Sunday, January 23, 2022

Statutory Interpretation: Best vs. Least Bad (1/23/22l 1/25/22)

I have stated my definition of deference as follows: 

Deference is a court applying a reasonable agency interpretation of ambiguous statutory text despite the court's belief that there is a more reasonable interpretation of the ambiguous statutory text. That's it.

See John A. Townsend, The Report of the Death of the Interpretive Regulation Is an Exaggeration 70 (SSRN last revised 12/15/21), here. This requires that the court actually determine the best interpretation and then defer to a lesser agency interpretation

Some state that Chevron deference can include a court applying a reasonable agency interpretation without the court having to struggle with the issue of the best interpretation. I divide reasonable agency interpretations into two relevant categories:  (i) the best interpretation, which is perforce reasonable; and (ii) an interpretation that is less than the best but still reasonable (whatever that means). Category (i) involves no deference; Category (ii) involves deference. If the court stops at determining that the agency interpretation is reasonable without determining the best interpretation, the court may or may not have deferred to a less persuasive agency interpretation.

These Categories and ones I discuss in my article Postscript (separately available here) depend upon the potential for a "best" interpretation. In Polselli v.
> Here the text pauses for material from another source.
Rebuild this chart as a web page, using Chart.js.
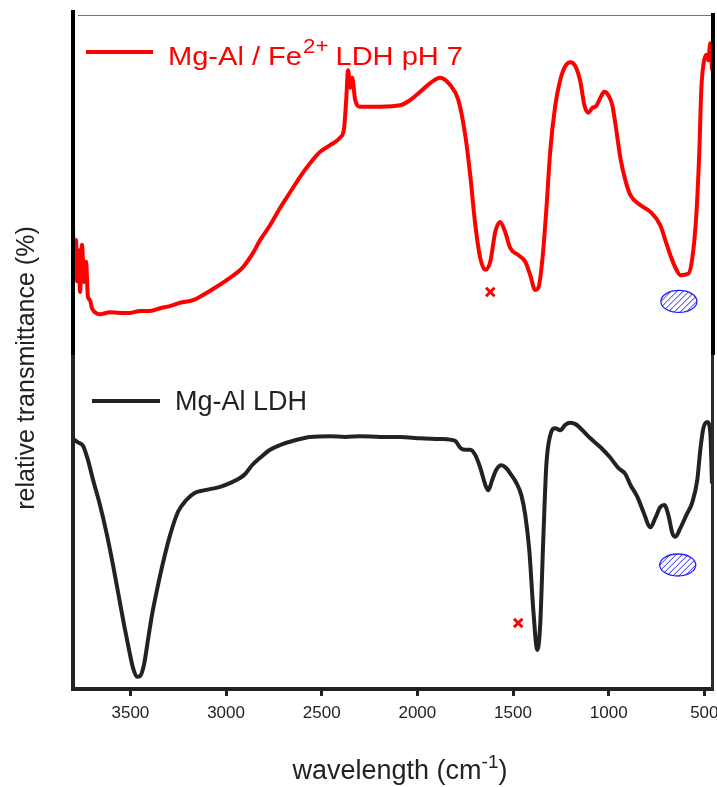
<!DOCTYPE html>
<html>
<head>
<meta charset="utf-8">
<title>FTIR spectra</title>
<script src="https://cdn.jsdelivr.net/npm/chart.js@4.4.0/dist/chart.umd.min.js"></script>
<style>
  html, body { margin: 0; padding: 0; background: #fff; overflow: hidden; }
</style>
</head>
<body>
<canvas id="myChart" width="730" height="787"></canvas>
<script>
'use strict';

// red curve: Mg-Al / Fe2+ LDH pH 7 (wavenumber, relative transmittance)
let redWave = [3800, 3795, 3784, 3779, 3769, 3763, 3753, 3742, 3732, 3722, 3711, 3701, 3685, 3659, 3606, 3554,
  3502, 3450, 3397, 3345, 3293, 3240, 3172, 3083, 2995, 2911, 2859, 2822, 2770, 2717, 2665, 2613, 2561, 2508,
  2456, 2404, 2383, 2372, 2362, 2351, 2341, 2325, 2299, 2194, 2090, 2037, 1985, 1933, 1881, 1828, 1786, 1750,
  1724, 1697, 1671, 1645, 1619, 1593, 1567, 1541, 1514, 1473, 1436, 1410, 1384, 1368, 1347, 1326, 1305, 1279,
  1253, 1227, 1201, 1174, 1148, 1127, 1107, 1086, 1065, 1044, 1023, 1002, 981, 960, 939, 913, 887, 835, 782,
  730, 704, 678, 651, 625, 584, 563, 542, 526, 516, 505, 490, 479, 469, 460];
let redValue = [68.8, 61.4, 66.6, 60.5, 65.1, 58.9, 65.9, 60.4, 63.4, 58.2, 57.7, 56.5, 55.9, 55.6, 55.9, 55.8,
  55.8, 56.1, 56.1, 56.5, 56.8, 57.3, 57.7, 59.1, 60.7, 62.6, 64.7, 66.6, 68.8, 71.4, 73.7, 76.0, 78.0, 79.7,
  80.7, 81.8, 83.2, 87.4, 91.8, 89.2, 90.7, 87.4, 86.4, 86.4, 86.6, 87.4, 88.6, 89.9, 90.7, 89.6, 87.4, 82.2,
  76.3, 68.8, 63.9, 62.2, 63.4, 67.8, 69.3, 67.8, 65.4, 64.4, 63.4, 61.4, 59.2, 59.5, 63.6, 71.1, 80.0, 86.6,
  90.4, 92.4, 93.0, 92.4, 90.1, 86.6, 85.5, 86.2, 86.5, 87.7, 88.6, 88.1, 86.6, 82.9, 78.8, 75.5, 73.3, 71.8, 70.8,
  68.8, 66.6, 64.4, 62.5, 61.4, 61.6, 63.9, 70.3, 80.0, 88.9, 92.6, 94.1, 93.3, 95.8, 91.8];

// black curve: Mg-Al LDH
let blackWave = [3800, 3774, 3748, 3722, 3695, 3659, 3622, 3591, 3559, 3533, 3507, 3486, 3465, 3450, 3429, 3408,
  3387, 3361, 3329, 3293, 3251, 3209, 3162, 3110, 3031, 2968, 2927, 2900, 2864, 2822, 2770, 2717, 2639, 2560,
  2456, 2377, 2299, 2194, 2090, 1985, 1881, 1802, 1776, 1750, 1724, 1697, 1671, 1645, 1629, 1609, 1588, 1562,
  1536, 1510, 1483, 1457, 1436, 1415, 1394, 1373, 1358, 1342, 1326, 1305, 1279, 1253, 1227, 1201, 1174, 1148,
  1096, 1044, 991, 950, 913, 887, 850, 819, 782, 756, 730, 709, 688, 667, 651, 625, 594, 563, 537, 521, 505,
  484, 469, 460];
let blackValue = [37.1, 36.6, 36.1, 34.0, 31.0, 27.3, 22.8, 18.4, 13.5, 9.5, 5.8, 3.1, 1.8, 1.9, 3.6, 7.3,
  11.0, 14.7, 18.8, 22.8, 26.3, 28.0, 29.1, 29.5, 30.0, 30.7, 31.3, 31.9, 33.2, 34.3, 35.5, 36.2, 36.9, 37.4,
  37.5, 37.4, 37.5, 37.4, 37.4, 37.2, 37.1, 36.8, 35.8, 35.5, 35.5, 34.7, 32.8, 30.3, 29.5, 31.0, 32.5, 33.2,
  32.8, 31.8, 30.6, 28.8, 25.8, 20.6, 11.7, 5.8, 9.5, 22.1, 33.2, 37.7, 38.7, 38.4, 39.2, 39.5, 39.3, 38.7,
  37.2, 35.9, 34.3, 32.8, 31.9, 30.3, 28.5, 26.3, 24.0, 25.4, 27.0, 27.3, 25.8, 23.1, 22.6, 23.9, 25.8, 27.7,
  31.0, 35.5, 38.7, 39.6, 38.1, 30.5];

// markers
let crossWave = [1619, 1473];
let crossValue = [58.9, 9.8];
let ovalWave = [633, 639];
let ovalValue = [57.5, 18.4];

let xTicks = [3500, 3000, 2500, 2000, 1500, 1000, 500];
let redLabel = ['Mg-Al / Fe', '2+', ' LDH pH 7'];
let blackLabel = 'Mg-Al LDH';
let xTitle = ['wavelength (cm', '-1', ')'];
let yTitle = 'relative transmittance (%)';

let fontName = '"Liberation Sans", Arial, sans-serif';

function toPoints(xs, ys) {
  let pts = [];
  for (let i = 0; i < xs.length; i++) {
    pts.push({ x: xs[i], y: ys[i] });
  }
  return pts;
}

let extras = {
  id: 'extras',
  afterDraw(chart) {
    let ctx = chart.ctx;
    let area = chart.chartArea;
    let xs = chart.scales.x;
    let ys = chart.scales.y;
    let mid = 355;

    ctx.save();
    // frame bits the axes do not draw
    ctx.strokeStyle = '#777';
    ctx.lineWidth = 1;
    ctx.beginPath();
    ctx.moveTo(area.left + 5, area.top + 0.5);
    ctx.lineTo(area.right + 2, area.top + 0.5);
    ctx.stroke();

    ctx.lineWidth = 4;
    ctx.strokeStyle = '#000';
    ctx.beginPath();
    ctx.moveTo(area.left, area.top - 5);
    ctx.lineTo(area.left, mid);
    ctx.moveTo(area.right + 1, area.top - 2);
    ctx.lineTo(area.right + 1, mid);
    ctx.stroke();
    ctx.lineWidth = 3;
    ctx.strokeStyle = '#2a2a2a';
    ctx.beginPath();
    ctx.moveTo(area.right + 0.5, mid);
    ctx.lineTo(area.right + 0.5, area.bottom);
    ctx.stroke();

    // hatched ovals
    for (let i = 0; i < ovalWave.length; i++) {
      let cx = xs.getPixelForValue(ovalWave[i]);
      let cy = ys.getPixelForValue(ovalValue[i]);
      ctx.save();
      ctx.beginPath();
      ctx.ellipse(cx, cy, 18, 11, 0, 0, Math.PI * 2);
      ctx.clip();
      ctx.strokeStyle = '#1f1fff';
      ctx.lineWidth = 1;
      ctx.beginPath();
      for (let k = -42; k <= 42; k += 6) {
        ctx.moveTo(cx + k - 14, cy + 14);
        ctx.lineTo(cx + k + 14, cy - 14);
      }
      ctx.stroke();
      ctx.restore();
      ctx.strokeStyle = '#1f1fff';
      ctx.lineWidth = 1.3;
      ctx.beginPath();
      ctx.ellipse(cx, cy, 18, 11, 0, 0, Math.PI * 2);
      ctx.stroke();
    }

    // legends
    ctx.lineCap = 'butt';
    ctx.lineWidth = 4;
    ctx.strokeStyle = '#ff0000';
    ctx.beginPath();
    ctx.moveTo(86, 52);
    ctx.lineTo(153, 52);
    ctx.stroke();
    ctx.strokeStyle = '#222';
    ctx.beginPath();
    ctx.moveTo(92, 401);
    ctx.lineTo(160, 401);
    ctx.stroke();

    ctx.textBaseline = 'alphabetic';
    ctx.textAlign = 'left';
    ctx.fillStyle = '#ff0000';
    ctx.font = '26px ' + fontName;
    let w0 = ctx.measureText(redLabel[0]).width;
    let w2 = ctx.measureText(redLabel[2]).width;
    ctx.font = '20px ' + fontName;
    let w1 = ctx.measureText(redLabel[1]).width;
    let stretch = 295 / (w0 + w1 + w2);
    ctx.save();
    ctx.translate(168, 65);
    ctx.scale(stretch, 1);
    ctx.font = '26px ' + fontName;
    ctx.fillText(redLabel[0], 0, 0);
    ctx.fillText(redLabel[2], w0 + w1, 0);
    ctx.font = '20px ' + fontName;
    ctx.fillText(redLabel[1], w0 + 1, -12);
    ctx.restore();

    ctx.fillStyle = '#222';
    ctx.font = '27px ' + fontName;
    ctx.fillText(blackLabel, 175, 410);

    // axis titles
    ctx.font = '27px ' + fontName;
    let t0 = ctx.measureText(xTitle[0]).width;
    let t2 = ctx.measureText(xTitle[2]).width;
    ctx.font = '19px ' + fontName;
    let t1 = ctx.measureText(xTitle[1]).width;
    let start = 400 - (t0 + t1 + t2) / 2;
    ctx.font = '27px ' + fontName;
    ctx.fillText(xTitle[0], start, 779);
    ctx.fillText(xTitle[2], start + t0 + t1, 779);
    ctx.font = '19px ' + fontName;
    ctx.fillText(xTitle[1], start + t0, 768);

    ctx.save();
    ctx.translate(27, 368);
    ctx.rotate(-Math.PI / 2);
    ctx.textAlign = 'center';
    ctx.textBaseline = 'middle';
    ctx.font = '25px ' + fontName;
    ctx.fillText(yTitle, 0, 0);
    ctx.restore();

    ctx.restore();
  }
};

let ctx = document.getElementById('myChart').getContext('2d');

new Chart(ctx, {
  type: 'line',
  data: {
    datasets: [{
      label: redLabel.join(''),
      data: toPoints(redWave, redValue),
      borderColor: '#ff0000',
      borderWidth: 4,
      pointRadius: 0,
      cubicInterpolationMode: 'monotone',
      borderJoinStyle: 'round'
    },
    {
      label: blackLabel,
      data: toPoints(blackWave, blackValue),
      borderColor: '#222222',
      borderWidth: 4,
      pointRadius: 0,
      cubicInterpolationMode: 'monotone',
      borderJoinStyle: 'round'
    },
    {
      type: 'scatter',
      label: 'marks',
      data: toPoints(crossWave, crossValue),
      pointStyle: 'crossRot',
      pointRadius: 6,
      borderWidth: 3,
      borderColor: '#ff0000',
      showLine: false
    }]
  },
  options: {
    responsive: false,
    animation: false,
    // canvas is wider than the window so the last tick label runs off the edge
    layout: { padding: { left: 0, right: 18, top: 15, bottom: 0 } },
    plugins: {
      legend: { display: false },
      tooltip: { enabled: false }
    },
    scales: {
      x: {
        type: 'linear',
        reverse: true,
        min: 460,
        max: 3800,
        afterBuildTicks: function (scale) {
          scale.ticks = xTicks.map(v => ({ value: v }));
        },
        afterFit: function (scale) {
          scale.height = 98;
        },
        grid: {
          drawOnChartArea: false,
          drawTicks: true,
          tickLength: 7,
          lineWidth: 3,
          color: '#222'
        },
        border: { display: true, width: 4, color: '#222' },
        ticks: {
          autoSkip: false,
          maxRotation: 0,
          padding: 7,
          color: '#222',
          font: { family: fontName, size: 17 },
          callback: function (value) { return String(value); }
        }
      },
      y: {
        min: 0,
        max: 100,
        afterFit: function (scale) {
          scale.width = 73;
        },
        grid: { display: false },
        border: { display: true, width: 4, color: '#222' },
        ticks: { display: false }
      }
    }
  },
  plugins: [extras]
});
</script>
</body>
</html>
United States Dep't of the Treasury-IRS. 23 F.4th 616 (6th Cir. 1/7/22), CA6 here and GS here, although not in a Chevron context, the dissenting judge stated the concept of the best interpretation as: "the least bad interpretation."  For purposes of Chevron analysis, I think the best and the least bad interpretation are the same. The term "least bad interpretation" may be catchy, but I think the term best (or better) interpretation is more appropriate for statutory interpretation.

I discuss Polselli (although not in the Chevron context) in my earlier blog. 6th Circuit Holds Summonses in Aid of Collection Do Not Require Notice to Taxpayers Or Others (Federal Tax Procedure Blog 1/13/12, here); see also Leslie Book, Polselli v US: Circuit Split on Notice Rules For Summonses to Aid Collection (Procedurally Taxing 1/20/22), here.

Added 1/25/22 9:30am:  

1.  The foregoing assumes that there is a "best" interpretation that the court can determine  The best interpretation may be so "best" that it would preclude the agency interpretation at either Chevron Step One or Two.  I recall that Justice Scalia was believed that he could usually determine a best interpretation so as to stop at Step One.  (Or, I suppose, if he got to Step Two, equipped with that best interpretation, he could declare the agency interpretation unreasonable at Step Two; actually, as I note in my article, Steps One and Two may be practically the same if Step One requires (as I think it does) that the agency interpretation be reasonable within the scope of the statutory ambiguity.)

2. ''What happens if there is more than one reasonable interpretation but the court cannot determine a best interpretation among the reasonable interpretations.  With respect to interpretation, the court is in equipoise in conceptually the same way a trier-of-fact may be in equipoise as to a fact.  I address that phenomenon in the Chevron context in the Postscript, here, as Category 7 on pp. 120-121.  After discussing the equipoise concept in a Chevron context, I finally conclude that, even if in equipoise, applying Skidmore or even Chevron, the court has not deferred to a "lesser" agency interpretation.

3.  It just struck me that, if all a court does is determine at either Chevron Step One or Two that the agency interpretation is reasonable within the scope of the statutory ambiguity without determining whether that reasonable interpretation is the best, a good name for the phenomenon is "Lazy Chevron" because the court should be identifying whether or not it is really deferring to a less reasonable agency interpretation.  For this reason, I suggest in the Postscript p. 123 a 4-step Chevron analysis that will force the court to determine whether it is in fact deferring to a lesser agency interpretation.  That would bring some clarity to the Chevron debate.  If my inference is correct, it would show that Chevron is a tempest in a teapot.